**** AVAILABLE DATA ****
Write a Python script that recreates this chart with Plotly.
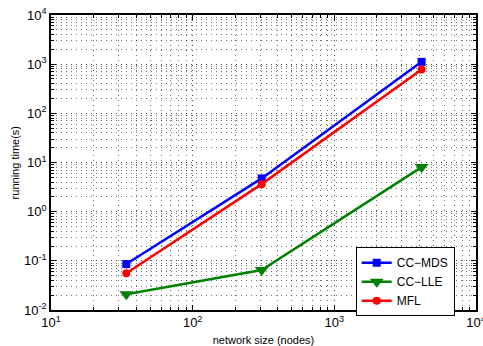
import plotly.graph_objects as go

network_size = [34, 307, 4130]
cc_mds = [0.086, 4.75, 1114]
cc_lle = [0.021, 0.065, 8.07]
mfl = [0.056, 3.63, 780]

x_decades = [1, 2, 3, 4]
y_decades = [-2, -1, 0, 1, 2, 3, 4]

def minor_vals(decs):
    vals = []
    for d in decs[:-1]:
        for m in range(2, 10):
            vals.append(m * 10.0 ** d)
    return vals

font_family = "Liberation Sans, Arial, sans-serif"
grid_dash = "1px,4px"

fig = go.Figure()
fig.add_trace(go.Scatter(x=network_size, y=cc_mds, name="CC\u2212MDS", mode="lines+markers",
                         line=dict(color="#0000ff", width=2.5),
                         marker=dict(symbol="square", size=8, color="#0000ff")))
fig.add_trace(go.Scatter(x=network_size, y=cc_lle, name="CC\u2212LLE", mode="lines+markers",
                         line=dict(color="#008000", width=2.5),
                         marker=dict(symbol="triangle-down", size=12, color="#008000")))
fig.add_trace(go.Scatter(x=network_size, y=mfl, name="MFL", mode="lines+markers",
                         line=dict(color="#ff0000", width=2.5),
                         marker=dict(symbol="circle", size=8, color="#ff0000")))

axis_common = dict(
    type="log", showline=True, linecolor="black", linewidth=1.5, mirror="allticks",
    ticks="inside", ticklen=5, tickcolor="black", showgrid=True,
    gridcolor="rgba(0,0,0,0.7)", griddash=grid_dash, gridwidth=1, zeroline=False,
    tickfont=dict(family=font_family, size=13, color="black"),
    ticklabeloverflow="allow", automargin=False,
)

fig.update_xaxes(
    **axis_common,
    range=[1, 4],
    tickmode="array",
    tickvals=[10.0 ** d for d in x_decades],
    ticktext=["10<sup>%d</sup>" % d for d in x_decades],
    minor=dict(tickmode="array", tickvals=minor_vals(x_decades), ticks="inside", ticklen=3,
               tickcolor="black", showgrid=True, gridcolor="rgba(0,0,0,0.55)", griddash=grid_dash, gridwidth=1),
    title=dict(text="network size (nodes)", font=dict(family=font_family, size=11, color="black")),
)
fig.update_yaxes(
    **axis_common,
    range=[-2, 4],
    tickmode="array",
    tickvals=[10.0 ** d for d in y_decades],
    ticktext=["10<sup>%d</sup>" % d for d in y_decades],
    minor=dict(tickmode="array", tickvals=minor_vals(y_decades), ticks="inside", ticklen=3,
               tickcolor="black", showgrid=True, gridcolor="rgba(0,0,0,0.55)", griddash=grid_dash, gridwidth=1),
)

fig.add_annotation(text="running time(s)", xref="paper", yref="paper", x=-0.085, y=0.5,
                   xanchor="center", yanchor="middle", textangle=-90, showarrow=False,
                   font=dict(family=font_family, size=11, color="black"))

fig.update_layout(
    width=483, height=346,
    margin=dict(l=51, r=7, t=15, b=36),
    paper_bgcolor="white", plot_bgcolor="white",
    font=dict(family=font_family, color="black"),
    legend=dict(x=0.717, y=0.213, xanchor="left", yanchor="top",
                bgcolor="white", bordercolor="black", borderwidth=1,
                font=dict(family=font_family, size=12, color="black"),
                tracegroupgap=0, itemwidth=30),
    showlegend=True,
)

fig.write_html("out.html")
****
* [EXERCISE DESCRIPTION] Leave out the pictures and copy the rest of the material above exactly.

* [EXPECTED OUTPUT]
Write a Python script that recreates this chart with Plotly.
import plotly.graph_objects as go

network_size = [34, 307, 4130]
cc_mds = [0.086, 4.75, 1114]
cc_lle = [0.021, 0.065, 8.07]
mfl = [0.056, 3.63, 780]

x_decades = [1, 2, 3, 4]
y_decades = [-2, -1, 0, 1, 2, 3, 4]

def minor_vals(decs):
    vals = []
    for d in decs[:-1]:
        for m in range(2, 10):
            vals.append(m * 10.0 ** d)
    return vals

font_family = "Liberation Sans, Arial, sans-serif"
grid_dash = "1px,4px"

fig = go.Figure()
fig.add_trace(go.Scatter(x=network_size, y=cc_mds, name="CC\u2212MDS", mode="lines+markers",
                         line=dict(color="#0000ff", width=2.5),
                         marker=dict(symbol="square", size=8, color="#0000ff")))
fig.add_trace(go.Scatter(x=network_size, y=cc_lle, name="CC\u2212LLE", mode="lines+markers",
                         line=dict(color="#008000", width=2.5),
                         marker=dict(symbol="triangle-down", size=12, color="#008000")))
fig.add_trace(go.Scatter(x=network_size, y=mfl, name="MFL", mode="lines+markers",
                         line=dict(color="#ff0000", width=2.5),
                         marker=dict(symbol="circle", size=8, color="#ff0000")))

axis_common = dict(
    type="log", showline=True, linecolor="black", linewidth=1.5, mirror="allticks",
    ticks="inside", ticklen=5, tickcolor="black", showgrid=True,
    gridcolor="rgba(0,0,0,0.7)", griddash=grid_dash, gridwidth=1, zeroline=False,
    tickfont=dict(family=font_family, size=13, color="black"),
    ticklabeloverflow="allow", automargin=False,
)

fig.update_xaxes(
    **axis_common,
    range=[1, 4],
    tickmode="array",
    tickvals=[10.0 ** d for d in x_decades],
    ticktext=["10<sup>%d</sup>" % d for d in x_decades],
    minor=dict(tickmode="array", tickvals=minor_vals(x_decades), ticks="inside", ticklen=3,
               tickcolor="black", showgrid=True, gridcolor="rgba(0,0,0,0.55)", griddash=grid_dash, gridwidth=1),
    title=dict(text="network size (nodes)", font=dict(family=font_family, size=11, color="black")),
)
fig.update_yaxes(
    **axis_common,
    range=[-2, 4],
    tickmode="array",
    tickvals=[10.0 ** d for d in y_decades],
    ticktext=["10<sup>%d</sup>" % d for d in y_decades],
    minor=dict(tickmode="array", tickvals=minor_vals(y_decades), ticks="inside", ticklen=3,
               tickcolor="black", showgrid=True, gridcolor="rgba(0,0,0,0.55)", griddash=grid_dash, gridwidth=1),
)

fig.add_annotation(text="running time(s)", xref="paper", yref="paper", x=-0.085, y=0.5,
                   xanchor="center", yanchor="middle", textangle=-90, showarrow=False,
                   font=dict(family=font_family, size=11, color="black"))

fig.update_layout(
    width=483, height=346,
    margin=dict(l=51, r=7, t=15, b=36),
    paper_bgcolor="white", plot_bgcolor="white",
    font=dict(family=font_family, color="black"),
    legend=dict(x=0.717, y=0.213, xanchor="left", yanchor="top",
                bgcolor="white", bordercolor="black", borderwidth=1,
                font=dict(family=font_family, size=12, color="black"),
                tracegroupgap=0, itemwidth=30),
    showlegend=True,
)

fig.write_html("out.html")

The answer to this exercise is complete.